Just over 140 miles up the coast from Cartagena is the colonial city of Santa Marta.
Founded on July 29, 1525, by Spanish conquistadors, this is the oldest city in Colombia.
This is a much more affordable option than Cartagena, despite offering the same sandy coast, calm waters, excellent diving, and energetic culture.
Fifteen years ago, Santa Marta was a work in progress, rough around the edges in some areas and downright seedy in others.
Today’s Santa Marta is a different story…
Its downtown has undergone a restoration effort that has revived its Spanish-colonial parks, churches, and homes to their former glory.
New elements have been introduced, as well, and the city now boasts an attractive seafront park, excellent seafood restaurants, cafés, boutique hotels, and even a cruise-ship port.
The beaches here are longer, wider, and better-kept… all with a small-town feel.
You can enjoy the boardwalk lined with palm trees where people come to walk, exercise, and take in the views.
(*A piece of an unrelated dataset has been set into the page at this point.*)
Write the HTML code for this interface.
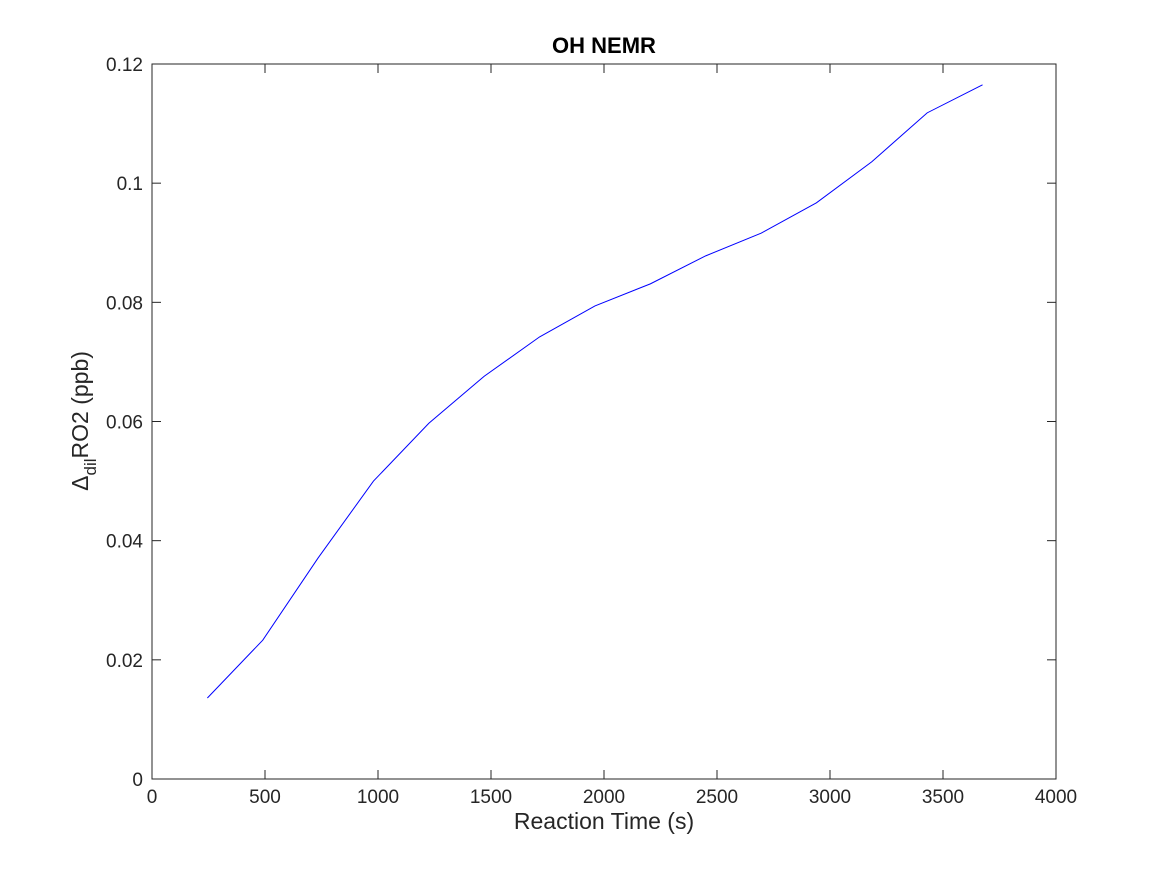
<!DOCTYPE html>
<html><head><meta charset="utf-8"><style>
html,body{margin:0;padding:0;background:#fff;}
text{font-family:"Liberation Sans",sans-serif;}
</style></head><body>
<svg id="chart" width="1167" height="875" xmlns="http://www.w3.org/2000/svg"></svg>
<script>
const xValues=[245,490,735,980,1225,1470,1715,1960,2205,2450,2695,2940,3185,3430,3675];
const yValues=[0.0136,0.0233,0.0371,0.0500,0.0597,0.0676,0.0742,0.0794,0.0831,0.0878,0.0916,0.0967,0.1036,0.1118,0.1165];
const xTicks=[0,500,1000,1500,2000,2500,3000,3500,4000];
const yTicks=[0,0.02,0.04,0.06,0.08,0.1,0.12];
const yTickLabels=["0","0.02","0.04","0.06","0.08","0.1","0.12"];

const L=152,R=1056,T=64,B=779;
const xs=v=>L+(v-0)/(4000-0)*(R-L);
const ys=v=>B-(v-0)/(0.12-0)*(B-T);
const svg=document.getElementById('chart');
const NS='http://www.w3.org/2000/svg';
function mk(tag,attrs,txt){const e=document.createElementNS(NS,tag);for(const k in attrs)e.setAttribute(k,attrs[k]);if(txt!==undefined)e.textContent=txt;svg.appendChild(e);return e;}

const frame=mk('rect',{x:L,y:T,width:R-L,height:B-T,fill:'#fff',stroke:'#262626','stroke-width':1});



xTicks.forEach(t=>{
  const x=xs(t);
  const a=mk('line',{x1:x,x2:x,y1:B,y2:B-9,stroke:'#262626'});
  
  
  const b=mk('line',{x1:x,x2:x,y1:T,y2:T+9,stroke:'#262626'});
  
  
  const l=mk('text',{x:x,y:B+24,'text-anchor':'middle','font-size':19,fill:'#262626'},String(t));
  
  
});
yTicks.forEach((t,i)=>{
  const y=ys(t);
  const a=mk('line',{x1:L,x2:L+9,y1:y,y2:y,stroke:'#262626'});
  
  
  const b=mk('line',{x1:R,x2:R-9,y1:y,y2:y,stroke:'#262626'});
  
  
  const l=mk('text',{x:L-9,y:y+7,'text-anchor':'end','font-size':19,fill:'#262626'},yTickLabels[i]);
  
  
});

const pts=xValues.map((v,i)=>xs(v)+','+ys(yValues[i])).join(' ');
const line=mk('polyline',{points:pts,fill:'none',stroke:'#0000ff','stroke-width':1});



const title=mk('text',{x:(L+R)/2,y:53,'text-anchor':'middle','font-size':22,'font-weight':'bold',fill:'#000'},'OH NEMR');



const xt=mk('text',{x:(L+R)/2,y:829,'text-anchor':'middle','font-size':23,fill:'#262626'},'Reaction Time (s)');



const yt=mk('text',{x:0,y:0,'text-anchor':'middle','font-size':23,fill:'#262626',transform:'translate(88,421) rotate(-90)'});


yt.innerHTML='<tspan>Δ</tspan><tspan font-size="17" dy="8">dil</tspan><tspan dy="-8">RO2 (ppb)</tspan>';
</script>
</body></html>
The energy picks up in a big way after sundown, with live music and people of all ages out and about.
Despite my comparison before, Santa Marta’s allure is altogether different from that of Cartagena.
Colombia’s sister coastal cities share a similar aesthetic, but Santa Marta is less than half the size of Cartagena and has a natural backdrop that few places on earth can match—the Caribbean to the north and west, Tayrona National Park to the east, and the Sierra Nevada de Santa Marta mountain range to the immediate south.